Jährlich werden acht Tonnen Schokolade verarbeitet

Apropos Zutaten, hier vor allem Zucker: „Von Tag 1 an war uns wichtig, dass wir nicht zu süß backen wollen“, erzählt Tegtmeier. „Wir“ – das sind auch Robin Paes und Alex Glagla, die seit Firmengründung beziehungsweise seit vielen Jahren mit an Bord sind und den Chef vor allem bei vielen Außenauftritten unterstützen. Die beiden waren es auch, die beim großen Profi-Backen mitgemacht und den dritten Platz belegt haben. Also wenig Zucker, und wenn dann alle möglichen Arten davon: Kokosblüten-, Ahorn-, Standardzucker – „aber davon immer sehr wenig“. Da ist das Mehl schon wichtiger. Das mit der Typenzahl 00 kommt aus Meran in Südtirol. „Je niedriger die Typenzahl, desto mehr Protein“, verrät der Chef-Pâtissier. Baguette werden mit Mehltyp 56 gebacken, das bezieht er aus Frankreich, ein anderes Mehl aus dem Schwarzwald, das für Panettone aus Italien. Japanische Zutaten wie Yuzusaft, Kirschblütensaft, oder Pflaumenessig, aber auch geräuchertes Olivenöl aus Spanien besorgt die Hamburger Food Connection. Die Schokolade, eine der wichtigsten Zutaten in der Produktpalette von Pure Pastry, kommt aus Frankreich. „Auch wenn das jetzt nach Werbung klingt: Aber ich arbeite ausschließlich mit Valrhona-Schokolade“, so Tegtmeier, der mittlerweile auch Konditor-Meister ist. Die Qualität sei eben die beste. Und bei seinem Verbrauch von acht Tonnen pro Jahr sei gleichbleibende Qualität das Wichtigste.
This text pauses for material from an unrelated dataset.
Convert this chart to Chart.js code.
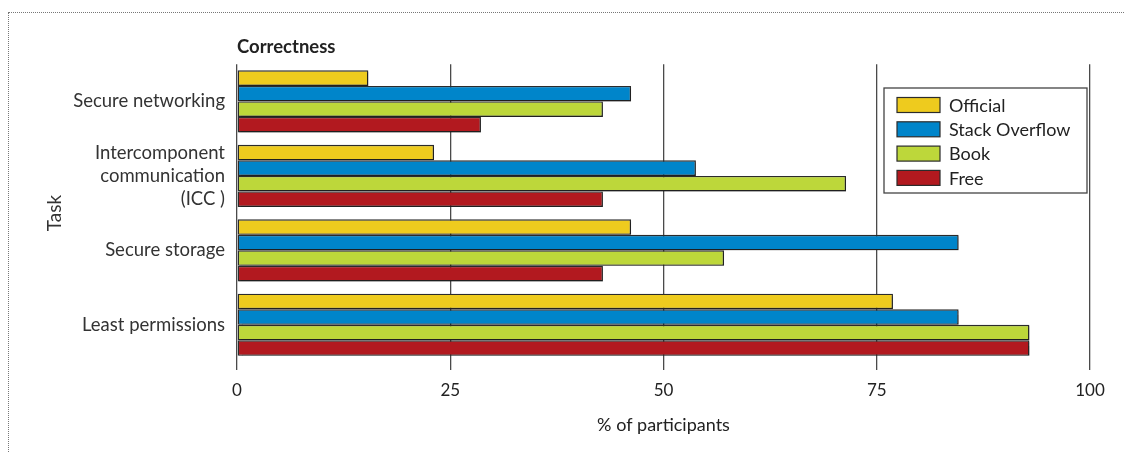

Das „süße Deutschland“ besteht aus mehr als der Schwarzwälder Kirschtorte

Hohe Qualität strebt Tegtmeier bei all seinen Produkten an – und hat so ganz nebenbei noch eine Botschaft: Deutschland werde beim Thema Gebäck im weitesten Sinne im Ausland vor allem über die Schwarzwälder Kirschtorte definiert. „Das kann – bei aller Wertschätzung – ja wohl nicht sein,“ sagt der Düsseldorfer. Das wolle er auf jeden Fall ändern – mit seinen Törtchen, Pralinen, Macarons und ausgefallenen Croissants. Er weiß, dass seine Produkte immer etwas teurer sind – die neue Törtchenserie geht zum Beispiel mit sieben Euro pro Stück an den Start – aber er weiß auch, dass seine Kunden, egal ob in Düsseldorf, auf Sylt, in München oder am Bodensee, das auf jeden Fall wertschätzen.